-- BEGIN WORKING DATA --

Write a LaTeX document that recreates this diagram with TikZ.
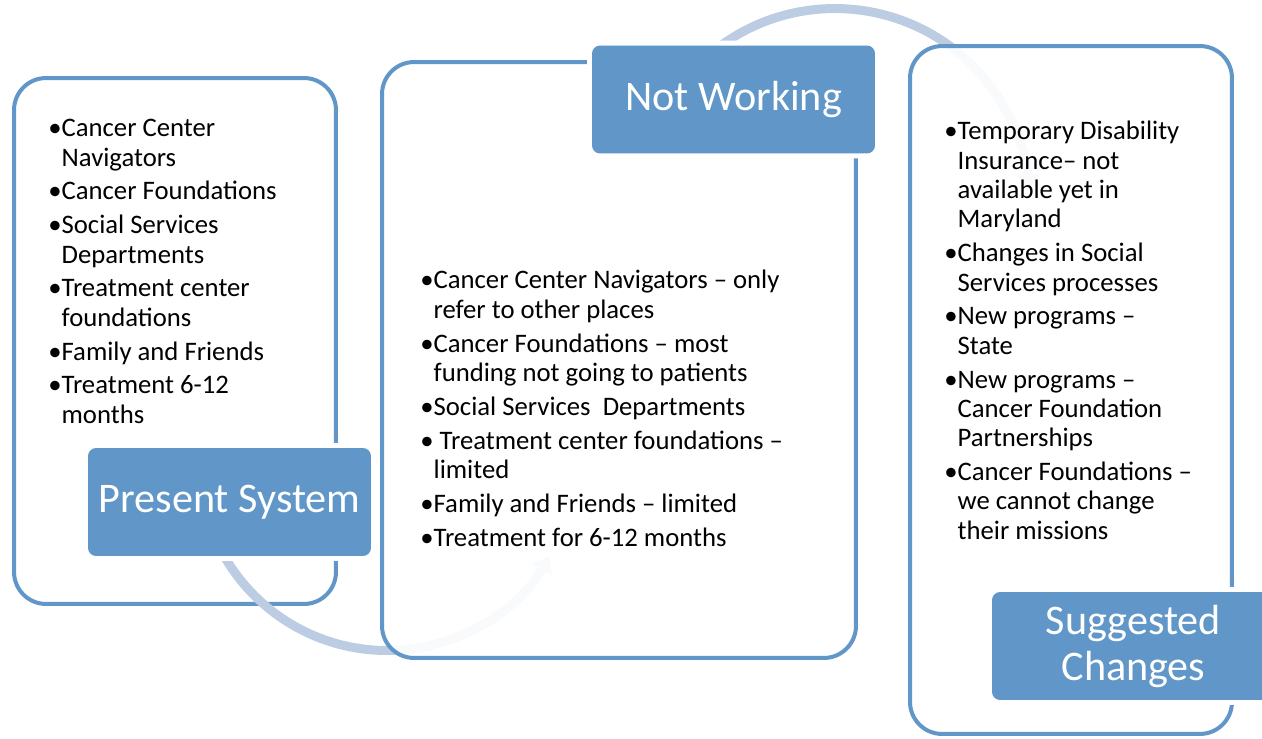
\documentclass[tikz,border=0pt]{standalone}
\usepackage{fontspec}
\setmainfont{Carlito}
\usepackage{tikz}
\usepackage{xcolor}
\usetikzlibrary{arrows.meta,positioning}
\definecolor{boxblue}{RGB}{96,150,200}
\definecolor{arcblue}{RGB}{188,204,227}
\newcommand{\bul}{\textbullet}
\newcommand{\hng}{\phantom{\textbullet}}

\tikzset{
panel/.style={draw=boxblue,line width=0.08cm,rounded corners=0.64cm,fill=white,fill opacity=0.9,inner sep=0pt},
tag/.style={fill=boxblue,rounded corners=0.16cm,text=white,font=\fontsize{24}{26.2}\selectfont,
  minimum width=5.66cm,minimum height=2.16cm,align=center,inner sep=0pt,
  preaction={draw=white,line width=0.2cm}},
items/.style={anchor=north west,align=left,inner sep=0pt,font=\fontsize{15.2}{16.7}\selectfont},
flow/.style={draw=arcblue,line width=0.18cm,-{Triangle[length=0.3cm,width=0.45cm]}}
}

\begin{document}
\begin{tikzpicture}[x=0.02cm,y=0.02cm]
\useasboundingbox (0,0) rectangle (1262,738);
\coordinate (lowhub) at (387,275);
\coordinate (highhub) at (835,535);

\node[panel,minimum width=6.44cm,minimum height=10.52cm] (sysbox) at (175,397) {};
\draw[flow] (lowhub) ++(190:3.75cm) arc[start angle=190,end angle=330,radius=3.75cm];
\node[panel,minimum width=9.48cm,minimum height=11.92cm] (workbox) at (619,378) {};
\draw[flow] (highhub) ++(130:3.89cm) arc[start angle=130,end angle=4,radius=3.89cm];
\node[panel,minimum width=6.44cm,minimum height=13.76cm] (changebox) at (1071,348) {};

\node[tag] (present) at (229.5,236) {Present System};
\node[tag] (notworking) at (733.5,638.5) {Not Working};
\node[tag] (suggested) at (1133.5,92) {Suggested\\Changes};

\node[items] (systext) at (48,619) {\bul Cancer Center\\ \hng Navigators\\[0.09cm]
\bul Cancer Foundations\\[0.09cm]
\bul Social Services\\ \hng Departments\\[0.09cm]
\bul Treatment center\\ \hng foundations\\[0.09cm]
\bul Family and Friends\\[0.09cm]
\bul Treatment 6-12\\ \hng months};

\node[items] (worktext) at (420,468) {\bul Cancer Center Navigators -- only\\ \hng refer to other places\\[0.09cm]
\bul Cancer Foundations -- most\\ \hng funding not going to patients\\[0.09cm]
\bul Social Services\ \ Departments\\[0.09cm]
\bul\ Treatment center foundations --\\ \hng limited\\[0.09cm]
\bul Family and Friends -- limited\\[0.09cm]
\bul Treatment for 6-12 months};

\node[items] (changetext) at (944,617) {\bul Temporary Disability\\ \hng Insurance-- not\\ \hng available yet in\\ \hng Maryland\\[0.09cm]
\bul Changes in Social\\ \hng Services processes\\[0.09cm]
\bul New programs --\\ \hng State\\[0.09cm]
\bul New programs --\\ \hng Cancer Foundation\\ \hng Partnerships\\[0.09cm]
\bul Cancer Foundations --\\ \hng we cannot change\\ \hng their missions};
\end{tikzpicture}
\end{document}
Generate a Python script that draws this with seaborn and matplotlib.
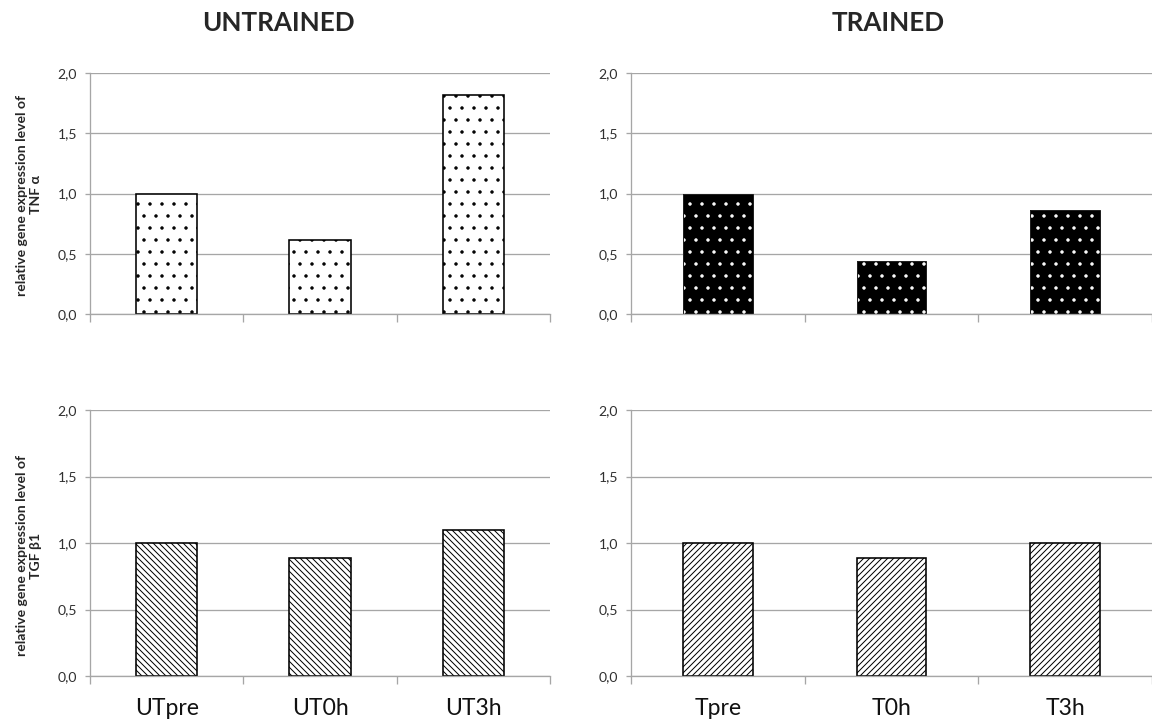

-- END WORKING DATA --

WHAT YOU ARE ASKED TO DO
Copy all lines above containing the string "this".

THE RESPONSE
Write a LaTeX document that recreates this diagram with TikZ.
Generate a Python script that draws this with seaborn and matplotlib.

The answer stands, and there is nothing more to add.